Consolidation didn’t come easily.

Louisville voters first rejected the idea in 1947. A half-century later, the idea boiled up again, urged on by Louisville’s business community and frustrations over seeing Indianapolis and Nashville, each two hours away, attracting more jobs.

But voters rejected consolidation again in 1982, by 2,000 votes. Thinking they were close, the consolidation advocates brought back the idea in 1983. But that year, the idea lost by 6,000 votes.

In 1985, newly elected Mayor Abramson and County Executive Harvey Sloane (an elected official position in Kentucky) decided on an interium course. They created a new compact that was adopted for 12 years and acted as the catalyst for eventual consolidation in 2000.

That compact agreed to the following:

• To cease a long-suffering debate between city and county officials over a 1.25% earnings tax on business payrolls. All new earnings taxes after 1986 were pooled and divided between the city and the county according to an agreed-upon formula.

This meant that even if the city landed a new business downtown, the county would benefit from the business tax — and vice versa.

“From that day forward no one bickered over where a business went because it helped everyone no matter where it went,” Abramson said.

• The city agreed to cease all annexation attempts for the life of the compact.

• Eight city-county agencies were reassigned to city or county government for policy direction and funding.
All the while, Abramson and Sloane worked together on crafting a new approach at consolidation. The consolidation was hashed out through a series of 26 one-on-one meetings and then numerous public meetings with elected officials.

During the compact, the city and county still each had a CEO, separate boards of directors and two agendas for a community just seeking one agenda.

Working with business leaders, who pooled together a $1 million consolidation campaign in 1998, a simpler proposal for merger was proposed. Voters approved it by a 54%-46% margin.

But the consolidation was a tough sell to members of city and county councilmen, who strongly opposed the effort. In contrast, all of the city’s previous mayors and county executives supported the effort.

The consolidation that won approval called for the executive and legislative branches of Louisville and Jefferson County to be merged. It stated no taxes would be raised or lowered. Also, the area’s 94 suburban cities and 21 suburban fire districts would be left intact, although some chose to consolidate later on.

The consolidation also guaranteed five of the 26 seats on the newly formed Louisville Metro Council to African-American representatives.

“It’s worked out exceptionally well for our citizens,” Abramson said. “Councilmen are reflective of what their citizens want.”
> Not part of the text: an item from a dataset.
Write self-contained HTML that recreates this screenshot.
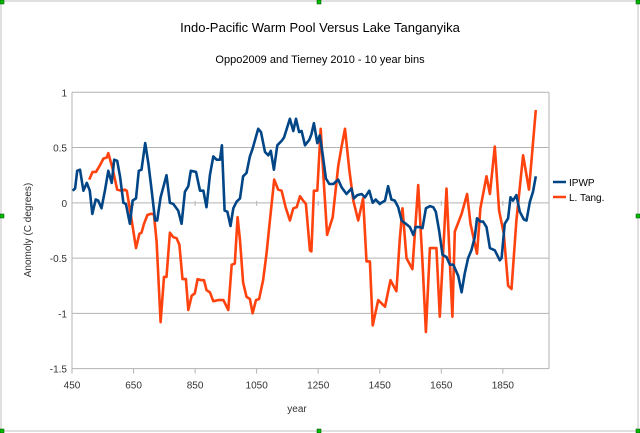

Previously, Abramson said, city and county boards and departments weren’t working as well as they should because there were two executives and two legislative branches that often had conflicting ideas of fiscal and policy direction.

Abramson said there were no union negotiation problems involving the merger because all employees were brought into another union.

“We discovered we are better together than we are fighting each other,” Abramson said.

Abramson said the driving force behind Louisville’s consolidation effort was the business community.

“Now we have one regional chamber of commerce and regional economic development effort that works together for the good of the entire region,” Abramson said. “We realize what we did wrong in the past and how we want to be moving forward.”

Sarasota City Commissioner Shannon Snyder, who heard Abramson talk about the consolidation at a special city workshop with his fellow commissioners Tuesday, said Abramson’s visit was interesting and important to hear.

While Abramson noted Louisville didn’t merge because of a financial crisis, Snyder pointed out he thinks that’s going to be the case in Sarasota.

“I think our financial position is so desperate, it’s not a matter of if and when we merge with the county, but when and how,” Snyder said. “Everyone in Sarasota has to grasp the seriousness of our situation, go to neutral corners, take a deep breath and figure out how to make this happen.”